- Whitewater Location in Guyana
- Coordinates: 8°08′56″N 59°53′07″W﻿ / ﻿8.1488°N 59.8852°W
- Country: Guyana
- Region: Barima-Waini
- Settled: 1966

Government
- • Toshao: Ernst Samuel

Population (2012)
- • Total: 1,220

= Whitewater, Guyana =

Whitewater (Warao: Ho Ko sometimes spelled as White Water) is a village in the Barima-Waini Region of Guyana. Whitewater is located close to the border with Venezuela and is inhabited by Warao Amerindians.

==Overview==
Whitewater was founded in 1966 by four families. It has developed rapidly and at the 2012 census, a population of 1,220 people was recorded. The village has seven satellites including Blackwater.

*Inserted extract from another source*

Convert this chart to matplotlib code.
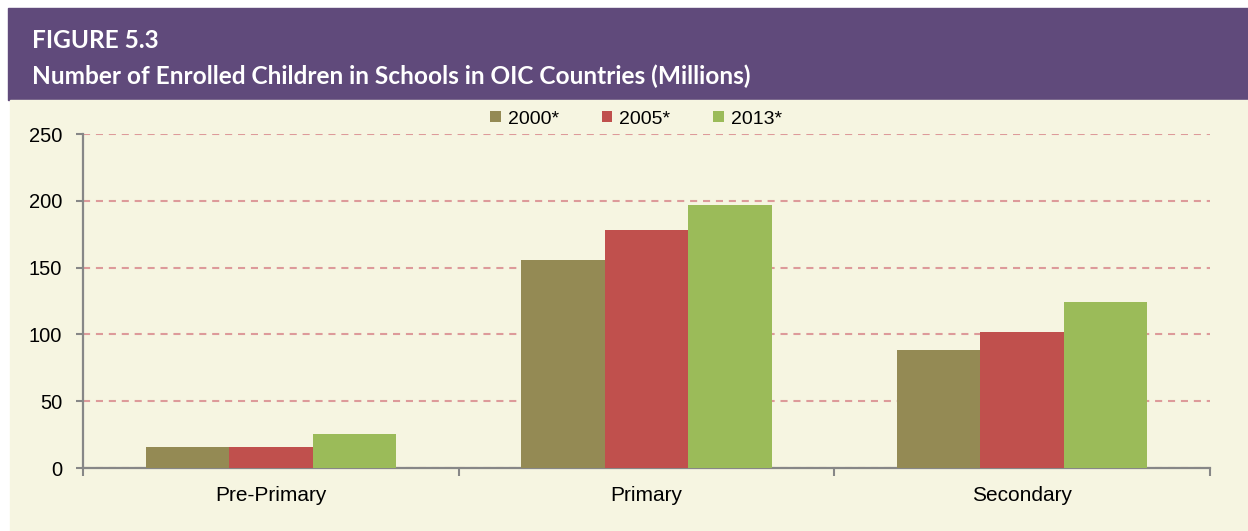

The economy of Whitewater is based on farming, fishing and craft making. The main crops are peanuts, ginger and cassava. The village has a primary school, however secondary education and health care are only provided in neighbouring Mabaruma. The village owns a school bus. Water is provided by wells. There is no electricity except for privately owned Diesel generators and solar panels. In May 2021, it was announced that the village will receive electricity. A traditional government has been established in the village. The toshao (village chief) as of 2021 is Ernst Samuel.

The Crisis in Venezuela has resulted in criminal gangs from Venezuela moving into the Whitewater area. In February 2018, a military post of the Guyana Defence Force was established in Whitewater to protect the border.